September 26, 2019 - This semester, Elaine Les (NHS’20), a global health major from New Jersey, is in Tanzania for the Department of International Health’s senior-level 12-credit research practicum abroad, an experience through which she is researching road safety. Les says, “Our senior internships abroad . . . provide us with an unmatched opportunity to gain global research experience as undergraduates. And I think that's pretty awesome.”

Elaine Les (NHS'20) stands in front a building and a tree

Elaine Les (NHS’20)

Question: How did you discover Georgetown?

Les: This story is actually pretty funny, and I must admit a little bit embarrassing. While my mom was in medical school, my parents shared a lot of great memories in Washington, DC.  So throughout my childhood, they loved to take brother and me on long weekend trips to explore the city. When I was about 10-years-old, my parents brought us to Georgetown for dinner. I remember sitting in the back room of Clyde’s and ice cream. As we strolled down M street, I spotted Juicy Couture and dragged my family inside. After some browsing, my mom said, “Did you know there’s a college up the street? It’s an incredible school, and you’d have easy access to Juicy Couture.” I was sold. When it came time to seriously consider colleges and majors, I was fascinated by the global health program. My favorite subjects in school were always science and social studies, so it seemed like a perfect fit. Things really came full circle, and I could not be happier to have ended up here.

Question: What are you working on this semester in Tanzania?

Les: This semester in Tanzania I am really excited to be working on road safety. Specifically, I aim to determine the level of road safety knowledge and associated factors among commercial motorcycle drivers in Tanga, Tanzania. Commercial motorcycles called “boda bodas” are an exceedingly popular method of daily transportation in Tanzania and other East African countries, and they can be extremely dangerous. It is truly terrifying to see infants, children, or multiple passengers without helmets riding on commercial motorcycles as they weave in and out of traffic and groups of pedestrians. Ultimately, I hope that my study can help identify gaps in road safety knowledge and assist in the scaling up of commercial motorcycle driver training.   

Elaine Les (NHS'20) stands in front of the National Institute for Medical Research sign in Tanzania.

Elaine Les (NHS’20) at the National Institute for Medical Research in Tanzania

Question: How have you enjoyed Georgetown and the global health major?

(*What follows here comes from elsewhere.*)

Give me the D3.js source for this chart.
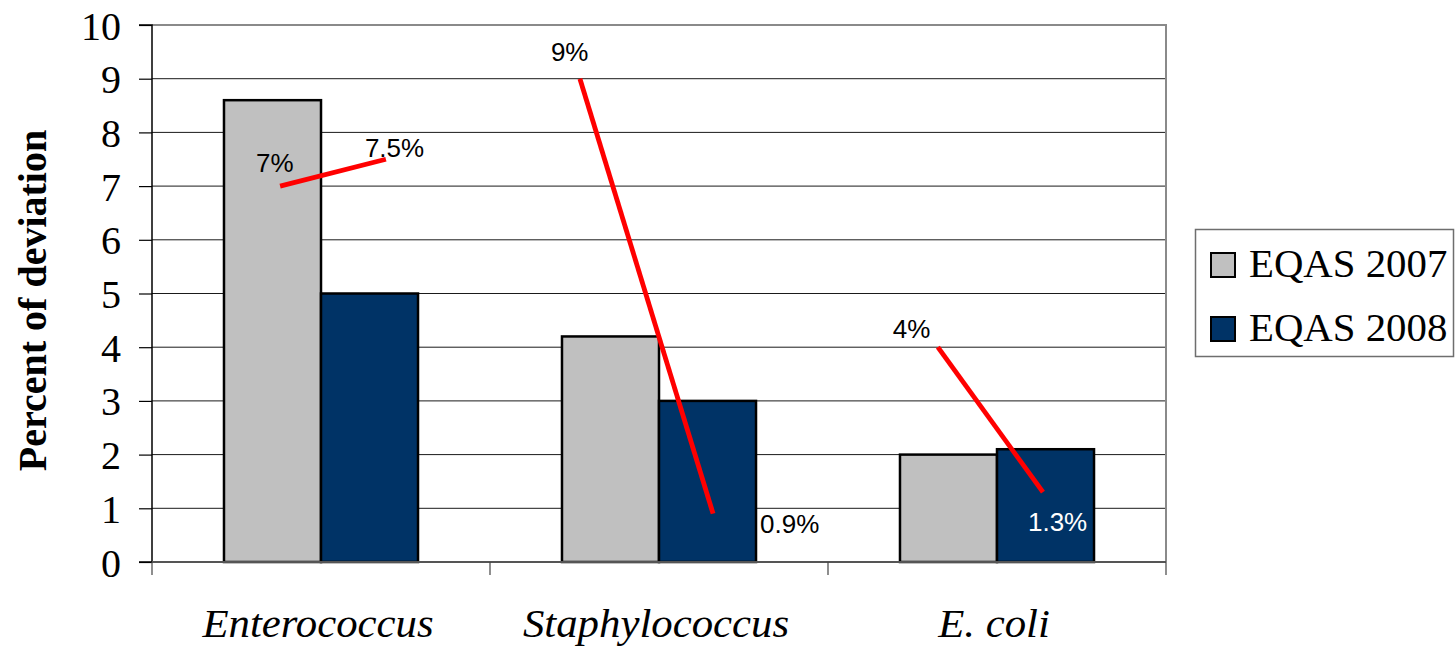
<!DOCTYPE html>
<html>
<head>
<meta charset="utf-8">
<script src="https://cdn.jsdelivr.net/npm/d3@7"></script>
<style>
  html, body { margin: 0; padding: 0; background: #ffffff; }
  svg { display: block; }
</style>
</head>
<body>
<div id="chart"></div>
<script>
// Percent of deviation per organism, EQAS 2007 vs 2008
const categories = ["Enterococcus", "Staphylococcus", "E. coli"];
const seriesNames = ["EQAS 2007", "EQAS 2008"];
const eqas2007 = [8.6, 4.2, 2.0];
const eqas2008 = [5.0, 3.0, 2.1];

// Red trend annotations: value at start and end of each segment
const trendFrom = [7, 9, 4];
const trendTo = [7.5, 0.9, 1.3];
const trendFromLabels = ["7%", "9%", "4%"];
const trendToLabels = ["7.5%", "0.9%", "1.3%"];

const yTickValues = [0, 1, 2, 3, 4, 5, 6, 7, 8, 9, 10];

// ---- layout ----
const W = 1455, H = 647;
const plot = { left: 152, right: 1166, top: 25, bottom: 562 };
const colors = { "EQAS 2007": "#c0c0c0", "EQAS 2008": "#003366" };
const serif = "'Liberation Serif', 'Times New Roman', Times, serif";
const sans = "'Liberation Sans', Arial, Helvetica, sans-serif";
const wide = 1.07; // slightly widened lettering for category and legend text

// where each red segment sits inside its category band (fraction of band width)
const trendSpan = [[0.379, 0.692], [0.266, 0.660], [0.325, 0.636]];
// label placement relative to the segment end points (px)
const fromLabelOffset = [[-24, -14], [-29, -18], [-45, -9]];
const toLabelOffset = [[-21, -2], [47, 19], [-15, 39]];
const toLabelColor = ["#000", "#000", "#fff"];

const svg = d3.select("#chart").append("svg")
  .attr("width", W).attr("height", H);
svg.append("rect").attr("width", W).attr("height", H).attr("fill", "#fff");

const x = d3.scaleBand().domain(categories).range([plot.left, plot.right]).padding(0);
const xs = d3.scaleBand().domain(seriesNames).range([0, x.bandwidth()])
  .paddingInner(0).paddingOuter(0.742);
const y = d3.scaleLinear().domain([0, 10]).range([plot.bottom, plot.top]);

// gridlines
svg.append("g").selectAll("line")
  .data(yTickValues.filter(v => v > 0 && v < 10))
  .join("line")
  .attr("x1", plot.left).attr("x2", plot.right)
  .attr("y1", d => y(d)).attr("y2", d => y(d))
  .attr("stroke", "#1a1a1a").attr("stroke-width", 1);

// plot frame: top and right in gray
svg.append("path")
  .attr("d", `M${plot.left},${y(10)}H${plot.right}V${y(0)}`)
  .attr("fill", "none").attr("stroke", "#8a8a8a").attr("stroke-width", 2);

// bars
const rows = categories.map((c, i) => ({ cat: c, values: [
  { key: "EQAS 2007", value: eqas2007[i] },
  { key: "EQAS 2008", value: eqas2008[i] }
]}));

svg.append("g").selectAll("g")
  .data(rows).join("g")
  .attr("transform", d => `translate(${x(d.cat)},0)`)
  .selectAll("rect")
  .data(d => d.values).join("rect")
  .attr("x", d => xs(d.key))
  .attr("width", xs.bandwidth())
  .attr("y", d => y(d.value))
  .attr("height", d => y(0) - y(d.value))
  .attr("fill", d => colors[d.key])
  .attr("stroke", "#000").attr("stroke-width", 2.5);

// y axis
const yAxis = svg.append("g")
  .attr("transform", `translate(${plot.left},0)`)
  .call(d3.axisLeft(y).tickValues(yTickValues).tickSize(13).tickPadding(18).tickFormat(d3.format("d")));
yAxis.select(".domain").attr("stroke", "#000").attr("stroke-width", 1.5)
  .attr("d", `M-13,${y(0)}H0V${y(10)}H-13`);
yAxis.selectAll(".tick line").attr("stroke", "#000").attr("stroke-width", 1.2);
yAxis.selectAll(".tick text")
  .attr("font-family", serif).attr("font-size", 40).attr("fill", "#000")
  .attr("dy", "0.35em");

// x axis: baseline, boundary ticks, italic category names
svg.append("line")
  .attr("x1", plot.left).attr("x2", plot.right)
  .attr("y1", y(0)).attr("y2", y(0))
  .attr("stroke", "#555").attr("stroke-width", 2);
const bounds = categories.map(c => x(c)).concat([x(categories[categories.length - 1]) + x.bandwidth()]);
svg.append("g").selectAll("line")
  .data(bounds).join("line")
  .attr("x1", d => d).attr("x2", d => d)
  .attr("y1", y(0)).attr("y2", y(0) + 13)
  .attr("stroke", "#444").attr("stroke-width", 1.2);

svg.append("g").selectAll("text")
  .data(categories).join("text")
  .attr("transform", d => `translate(${x(d) + x.bandwidth() / 2 - 3},${y(0) + 75}) scale(${wide},1)`)
  .attr("text-anchor", "middle")
  .attr("font-family", serif).attr("font-style", "italic")
  .attr("font-size", 40).attr("fill", "#000")
  .text(d => d);

// y axis title
svg.append("text")
  .attr("transform", `translate(46,${(plot.top + plot.bottom) / 2 + 7}) rotate(-90)`)
  .attr("text-anchor", "middle")
  .attr("font-family", serif).attr("font-weight", "bold")
  .attr("font-size", 40).attr("fill", "#000")
  .text("Percent of deviation");

// red trend segments
const trends = categories.map((c, i) => ({
  x1: x(c) + trendSpan[i][0] * x.bandwidth(),
  x2: x(c) + trendSpan[i][1] * x.bandwidth(),
  y1: y(trendFrom[i]),
  y2: y(trendTo[i]),
  i
}));

svg.append("g").selectAll("line")
  .data(trends).join("line")
  .attr("x1", d => d.x1).attr("y1", d => d.y1)
  .attr("x2", d => d.x2).attr("y2", d => d.y2)
  .attr("stroke", "#ff0000").attr("stroke-width", 4.8);

const labels = svg.append("g")
  .attr("font-family", sans).attr("font-size", 26);
labels.selectAll("text.from")
  .data(trends).join("text").attr("class", "from")
  .attr("x", d => d.x1 + fromLabelOffset[d.i][0])
  .attr("y", d => d.y1 + fromLabelOffset[d.i][1])
  .attr("fill", "#000")
  .text(d => trendFromLabels[d.i]);
labels.selectAll("text.to")
  .data(trends).join("text").attr("class", "to")
  .attr("x", d => d.x2 + toLabelOffset[d.i][0])
  .attr("y", d => d.y2 + toLabelOffset[d.i][1])
  .attr("fill", d => toLabelColor[d.i])
  .text(d => trendToLabels[d.i]);

// legend
const legend = svg.append("g");
legend.append("rect")
  .attr("x", 1195.5).attr("y", 229.5).attr("width", 258).attr("height", 127)
  .attr("fill", "#fff").attr("stroke", "#6e6e6e").attr("stroke-width", 1.5);
const items = legend.selectAll("g.item")
  .data(seriesNames).join("g").attr("class", "item")
  .attr("transform", (d, i) => `translate(0,${i * 64})`);
items.append("rect")
  .attr("x", 1211).attr("y", 253).attr("width", 24).attr("height", 24)
  .attr("fill", d => colors[d]).attr("stroke", "#000").attr("stroke-width", 2);
items.append("text")
  .attr("transform", `translate(1249,277) scale(1.02,1)`)
  .attr("font-family", serif).attr("font-size", 40).attr("fill", "#000")
  .text(d => d);
</script>
</body>
</html>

I feel so lucky to be a part of the NHS and global health major. It’s awesome to be surrounded by such passionate students and faculty who share interests similar to mine. I find each of my professors to be very inspiring and think it’s so cool that I get to learn based on the experiences of the most accomplished in the field. Some of my favorite classes so far have been “Maternal and Child Health,” “Global Mental Health,” and “Epidemiology.” I’ve been fortunate enough to put the skills I’ve learned into practice and work on a qualitative study with Dr. Jennifer Z.H. Bouey about PrEP knowledge and HIV testing among vulnerable populations. Our senior internships abroad also provide us with an unmatched opportunity to gain global research experience as undergraduates. And I think that's pretty awesome.

Question: Tell us a little bit about your time at Georgetown, including your activities.

Les: I’ve really enjoyed being a part of the NHS Academic Council for the past three years. I love planning events, so it has been exciting to be behind the scenes of NHS favorites such as Fall Ball, the fall and spring BBQ, and Senior Wine and Cheese. During my freshman and sophomore year, I served as Hall Council president for Harbin Hall and Henle Village and had a lot of fun getting to know my fellow Hoyas through different residence hall programs and events. I also work as an intramural referee for Yates Field House and have a blast playing intramural sports.  

Question: What are you thinking about after Georgetown?

Les: During my time at Georgetown, I’ve cultivated a lot of different interests, so I’ve thought about a lot of different plans for after graduation. I do know that I would like to continue my education, so right now I’m wrestling with the decision of heading right to graduate school or first gaining some professional experience in the field. Fields I’ve been considering include public health, education, and research. I also really enjoyed my internship this past summer at a DC-based non-profit that works to prevent childhood injury, so I definitely could see myself pursuing opportunities in that realm as well.